What the duo has found in their travels around the state are willing communities, but what’s lacking are models. Their strategy is simple: Find programs doing that and share them as demonstration sites.
So far they have identified two programs, although they believe there are more out there.
Warren Township and Columbus each have an elementary school that has repurposed a computer lab as a STEM lab, and has a dedicated STEM resource person. Much like art, music and physical education, students rotate throughout the school day. Both see the potential of repurposing the STEM labs for after-school programming and connecting the in-school and out-of-school teachers.
“In Warren, the school is Liberty Park Elementary. It’s a Project Lead the Way-based STEM center and PLW did the training for that instructor. That’s the model. If you go with a strong curriculum, then training is part of it, too. And that’s got to be a key thing,” said Ainslie.
In the Columbus school district, according to Abrams, there is one school right now with plans to expand to others. The school uses a California-based program called Iridescent, which is an initiative that incorporates the cooperation of scientists and engineering experts as mentors.
“So Cummins in Columbus sends people in to lead particular exercises, but there is a dedicated teacher in that school who has gone through the training and leads that program,” he said.
Corporations are interested in supporting these types of efforts.

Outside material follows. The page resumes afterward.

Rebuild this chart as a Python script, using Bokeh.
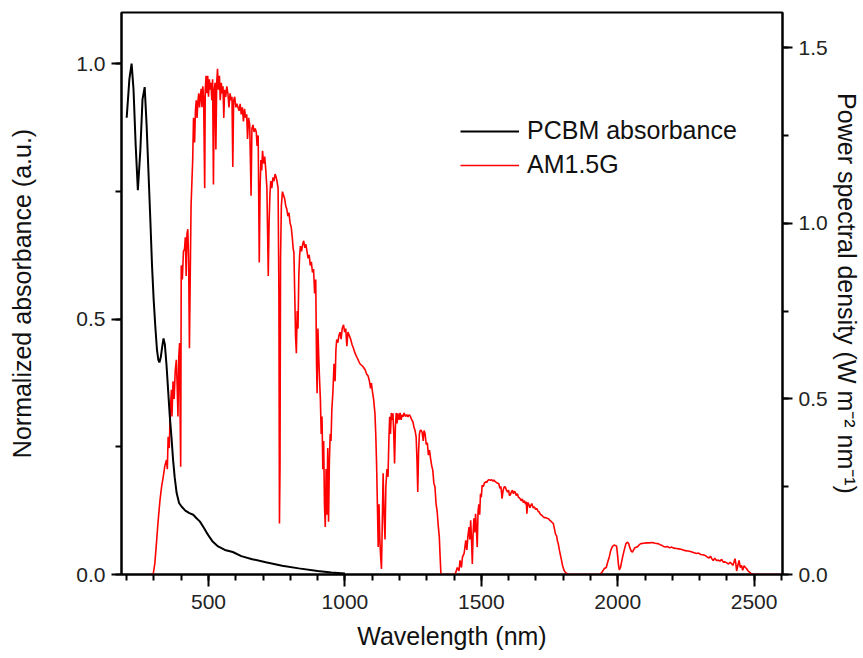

Ainslie has been working with Eli Lilly and Company and its Science Coaches program, which has 85 professionals, working in classrooms, primarily K-8. He said there is interest from Rolls Royce, Roche and Cummins, too. It’s an opportunity to get STEM professionals into the classroom to provide expertise without an impact on school budgets.
“There are a number of corporate partners that are interested in helping out, but they see the recent landscape being random acts of STEM. They’re good individual activities, but sustainability is questionable. So if we can demonstrate a sustainable, self-generating structure that works, I think we have something that people will invest in,” said Abrams.

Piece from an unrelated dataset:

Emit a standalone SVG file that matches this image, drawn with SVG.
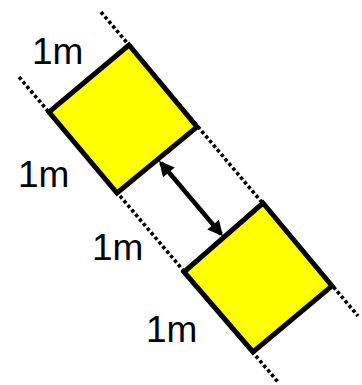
<svg xmlns="http://www.w3.org/2000/svg" width="362" height="385" viewBox="0 0 362 385">
<style>
.sq{fill:#ffff00;stroke:#000;stroke-width:5;stroke-linejoin:miter}
.guide{stroke:#000;stroke-width:3.6;stroke-dasharray:3.4 2.6;fill:none}
.lbl{font-family:"Liberation Sans",Arial,sans-serif;font-size:37px;fill:#000}
.arr{stroke:#000;stroke-width:4.5;fill:none}
</style>
<defs>
<marker id="ah" viewBox="0 0 10 10" refX="8" refY="5" markerWidth="3.8" markerHeight="3.4" orient="auto-start-reverse" markerUnits="strokeWidth">
<path d="M0,0 L10,5 L0,10 z" fill="#000"/>
</marker>
</defs>
<rect width="362" height="385" fill="#fff"/>
<g id="guides">
<line class="guide" x1="101" y1="12" x2="358" y2="316"/>
<line class="guide" x1="19" y1="77" x2="278" y2="382"/>
</g>
<g id="square1">
<polygon class="sq" points="129,45 197,127 117,193 49,112"/>
</g>
<g id="square2">
<polygon class="sq" points="263,203 332,286 253,352 184,272"/>
</g>
<g id="connectors">
<line class="arr" x1="161" y1="163" x2="221" y2="234" marker-start="url(#ah)" marker-end="url(#ah)"/>
</g>
<g id="labels">
<text class="lbl" x="32" y="64">1m</text>
<text class="lbl" x="18" y="187">1m</text>
<text class="lbl" x="92" y="260">1m</text>
<text class="lbl" x="146" y="342">1m</text>
</g>
</svg>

Both Abrams and Ainslie provide professional development for educators. While schools already have academic standards, the Indiana Afterschool Network has developed specialty standards in multiple areas, including STEM. Indiana’s 38 standards serve as a framework for after-school programs. An online strengths-based self-assessment tool, it helps K-12 after-school programs rate their performances.
“Indiana has actually been recognized as a leader in out-of-school standards, including the STEM standards. Indiana was the first to focus on specific topics, and the STEM standards have become sort of the standard for the country,” said Ainslie.
What both acknowledged, however, is that there is a lot of variability in the focus on STEM and the quality of the STEM programs.
Since 2013, the Indiana Afterschool Network (IAN) has been collecting data through self-reporting. In its online mapping database, 992 programs are now registered, and of those, 44 percent offered STEM programming. IAN estimates that the current database represents about a third of the programs statewide.
While both provide professional development, Abrams said after-school is challenging for multiple reasons, specifically staffing.
“It doesn’t pay much, there is high turnover, and it doesn’t have an accreditation process. So finding people who are interested, motivated, skillful and being able to retain them is a real challenge,” he said.
“It gets into how well-prepared are the educators who are running the STEM programs. Are they just doing ‘gee-whiz’ activities that they learned on YouTube or are they actually talking about learning, and checking for student understanding?” said Ainslie.
Having the materials is good, but educators need to be prepared to assess learning and still make it fun. It’s the difference between having just an experience and having a quality STEM experience. Both want students both in- and out-of-school programs to have full discussions about their STEM experiences, which includes explaining what they observed, discussing what they learned and how they might do it differently.
“That sort of full discussion that we try to encourage educators and teachers to have doesn’t always happen in after-school. Sometimes it’s making a volcano, ‘Wasn’t that cool? What do we do tomorrow?’ It’s not the complete quality science experience that we want kids to have,” said Ainslie.
Both realize, too, that time spent in after-school programs is short. Programs must make time for snacks, homework and physical activity.
And the number of Hoosiers enrolled in after-school is only 11 percent with the majority on the elementary school level.
So they have a plan.
Warren Township school district educators have been providing feedback and believe it is better to have focused, time-limited activities, like a space camp for three weeks.
“We feel if there are focused short-period activities, like a weeklong Makerspace programming and it’s publicized, it may introduce more families to after-school opportunities that they aren’t aware of,” said Abrams. “Makerspace staff will come to the site and parents can make sure their kids are there.
“If you schedule STEM every day from 4 p.m. to 5 p.m., half the people are gone by 4:45, except for a couple who stay until 6 p.m.,” said Abrams.
There are also programs such as IndianaFirst robotics, STEM Scouts and coding activities that are gaining momentum because they’re viewed more like camps.
For someone thinking about starting an after-school STEM program, Abrams and Ainslie have some advice. Find resources partners, schools and business that want to be partners. Define the skills and curriculum and how you will train teachers. Recognize what you’ve got to start with, what can you build on, so you don’t have to start from scratch. Find people who are interested, motivated and skillful.
“It’s a three-legged stool. I mean, it’s in-school, out-of-school and community partnerships,” said Ainslie.